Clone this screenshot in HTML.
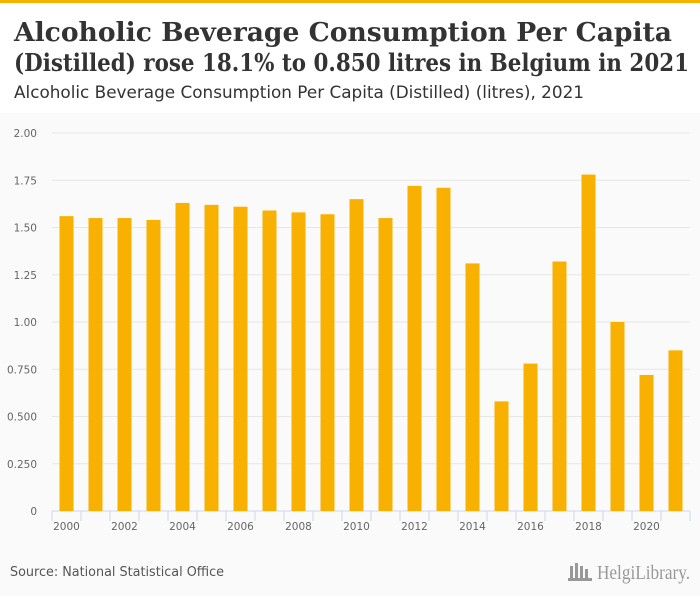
<!DOCTYPE html>
<html><head><meta charset="utf-8"><style>
body{margin:0;width:700px;height:596px;background:#fafafa;font-family:"Liberation Sans",sans-serif;overflow:hidden;position:relative}
#top{position:absolute;left:0;top:0;width:700px;height:3px;background:#f8b100}
#head{position:absolute;left:0;top:3px;width:700px;height:110px;background:#fff}
</style></head><body>
<div id="top"></div>
<div id="head"></div>
<svg id="txt" width="700" height="596" style="position:absolute;left:0;top:0">
<text font-family="DejaVu Serif, serif" font-weight="bold" fill="#333"><tspan x="14" y="41" font-size="26" textLength="658" lengthAdjust="spacingAndGlyphs">Alcoholic Beverage Consumption Per Capita</tspan><tspan x="14" y="71" font-size="24" textLength="675" lengthAdjust="spacingAndGlyphs">(Distilled) rose 18.1% to 0.850 litres in Belgium in 2021</tspan></text>
<text x="14" y="98" font-family="DejaVu Sans, sans-serif" font-size="17" fill="#333" textLength="570" lengthAdjust="spacingAndGlyphs">Alcoholic Beverage Consumption Per Capita (Distilled) (litres), 2021</text>
<text x="10" y="576" font-family="DejaVu Sans, sans-serif" font-size="13" fill="#555" textLength="214" lengthAdjust="spacingAndGlyphs">Source: National Statistical Office</text>
<g>
<rect x="570" y="566" width="3" height="14" fill="#999"/><rect x="575" y="563" width="3" height="17" fill="#999"/><rect x="580" y="566" width="3" height="14" fill="#999"/><rect x="585" y="569" width="3" height="11" fill="#999"/><rect x="568" y="578" width="24" height="3" fill="#999"/>
<text x="597" y="579" font-family="Liberation Serif, serif" font-size="20" fill="#999" textLength="93" lengthAdjust="spacingAndGlyphs">HelgiLibrary.</text>
</g>
</svg>
<svg id="chart" width="700" height="596" style="position:absolute;left:0;top:0"></svg>
<script>
const years=[2000,2001,2002,2003,2004,2005,2006,2007,2008,2009,2010,2011,2012,2013,2014,2015,2016,2017,2018,2019,2020,2021];
const values=[1.56,1.55,1.55,1.54,1.63,1.62,1.61,1.59,1.58,1.57,1.65,1.55,1.72,1.71,1.31,0.58,0.78,1.32,1.78,1.00,0.72,0.85];
const yTicks=[0,0.25,0.5,0.75,1.0,1.25,1.5,1.75,2.0];
const yTickLabels=["0","0.250","0.500","0.750","1.00","1.25","1.50","1.75","2.00"];
const svg=document.getElementById('chart');const NS='http://www.w3.org/2000/svg';
const L=52,R=690,T=133,B=511,yMax=2;
const step=(R-L)/years.length;
const y=v=>B-(v/yMax)*(B-T);
const x=i=>L+step*i;
function mk(t,a){const e=document.createElementNS(NS,t);for(const k in a)e.setAttribute(k,a[k]);svg.appendChild(e);return e;}
yTicks.forEach((v,i)=>{
 const g=mk('line',{x1:L,x2:R,y1:y(v),y2:y(v),stroke:v===0?'#ccd6eb':'#e6e6e6','stroke-width':1});
 
 
 const t=mk('text',{x:37,y:y(v)+4,'text-anchor':'end','font-family':'DejaVu Sans, sans-serif','font-size':10.5,fill:'#666'});
 t.textContent=yTickLabels[i];
 
 
});
values.forEach((v,i)=>{
 const r=mk('rect',{x:x(i)+step/2-7,y:y(v),width:14,height:B-y(v),fill:'#f8b100'});
 
 
});
for(let i=0;i<=years.length;i++){
 const l=mk('line',{x1:x(i),x2:x(i),y1:B,y2:B+10,stroke:'#ccd6eb'});
 
 
}
years.forEach((yr,i)=>{if(i%2)return;
 const t=mk('text',{x:x(i)+step/2,y:B+19,'text-anchor':'middle','font-family':'DejaVu Sans, sans-serif','font-size':10.5,fill:'#666'});
 t.textContent=yr;
 
 
});
</script>
</body></html>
--
• _Aim_:
Reproduce the material above verbatim; omit every picture.

• _Solved problem_:
Clone this screenshot in HTML.
<!DOCTYPE html>
<html><head><meta charset="utf-8"><style>
body{margin:0;width:700px;height:596px;background:#fafafa;font-family:"Liberation Sans",sans-serif;overflow:hidden;position:relative}
#top{position:absolute;left:0;top:0;width:700px;height:3px;background:#f8b100}
#head{position:absolute;left:0;top:3px;width:700px;height:110px;background:#fff}
</style></head><body>
<div id="top"></div>
<div id="head"></div>
<svg id="txt" width="700" height="596" style="position:absolute;left:0;top:0">
<text font-family="DejaVu Serif, serif" font-weight="bold" fill="#333"><tspan x="14" y="41" font-size="26" textLength="658" lengthAdjust="spacingAndGlyphs">Alcoholic Beverage Consumption Per Capita</tspan><tspan x="14" y="71" font-size="24" textLength="675" lengthAdjust="spacingAndGlyphs">(Distilled) rose 18.1% to 0.850 litres in Belgium in 2021</tspan></text>
<text x="14" y="98" font-family="DejaVu Sans, sans-serif" font-size="17" fill="#333" textLength="570" lengthAdjust="spacingAndGlyphs">Alcoholic Beverage Consumption Per Capita (Distilled) (litres), 2021</text>
<text x="10" y="576" font-family="DejaVu Sans, sans-serif" font-size="13" fill="#555" textLength="214" lengthAdjust="spacingAndGlyphs">Source: National Statistical Office</text>
<g>
<rect x="570" y="566" width="3" height="14" fill="#999"/><rect x="575" y="563" width="3" height="17" fill="#999"/><rect x="580" y="566" width="3" height="14" fill="#999"/><rect x="585" y="569" width="3" height="11" fill="#999"/><rect x="568" y="578" width="24" height="3" fill="#999"/>
<text x="597" y="579" font-family="Liberation Serif, serif" font-size="20" fill="#999" textLength="93" lengthAdjust="spacingAndGlyphs">HelgiLibrary.</text>
</g>
</svg>
<svg id="chart" width="700" height="596" style="position:absolute;left:0;top:0"></svg>
<script>
const years=[2000,2001,2002,2003,2004,2005,2006,2007,2008,2009,2010,2011,2012,2013,2014,2015,2016,2017,2018,2019,2020,2021];
const values=[1.56,1.55,1.55,1.54,1.63,1.62,1.61,1.59,1.58,1.57,1.65,1.55,1.72,1.71,1.31,0.58,0.78,1.32,1.78,1.00,0.72,0.85];
const yTicks=[0,0.25,0.5,0.75,1.0,1.25,1.5,1.75,2.0];
const yTickLabels=["0","0.250","0.500","0.750","1.00","1.25","1.50","1.75","2.00"];
const svg=document.getElementById('chart');const NS='http://www.w3.org/2000/svg';
const L=52,R=690,T=133,B=511,yMax=2;
const step=(R-L)/years.length;
const y=v=>B-(v/yMax)*(B-T);
const x=i=>L+step*i;
function mk(t,a){const e=document.createElementNS(NS,t);for(const k in a)e.setAttribute(k,a[k]);svg.appendChild(e);return e;}
yTicks.forEach((v,i)=>{
 const g=mk('line',{x1:L,x2:R,y1:y(v),y2:y(v),stroke:v===0?'#ccd6eb':'#e6e6e6','stroke-width':1});
 
 
 const t=mk('text',{x:37,y:y(v)+4,'text-anchor':'end','font-family':'DejaVu Sans, sans-serif','font-size':10.5,fill:'#666'});
 t.textContent=yTickLabels[i];
 
 
});
values.forEach((v,i)=>{
 const r=mk('rect',{x:x(i)+step/2-7,y:y(v),width:14,height:B-y(v),fill:'#f8b100'});
 
 
});
for(let i=0;i<=years.length;i++){
 const l=mk('line',{x1:x(i),x2:x(i),y1:B,y2:B+10,stroke:'#ccd6eb'});
 
 
}
years.forEach((yr,i)=>{if(i%2)return;
 const t=mk('text',{x:x(i)+step/2,y:B+19,'text-anchor':'middle','font-family':'DejaVu Sans, sans-serif','font-size':10.5,fill:'#666'});
 t.textContent=yr;
 
 
});
</script>
</body></html>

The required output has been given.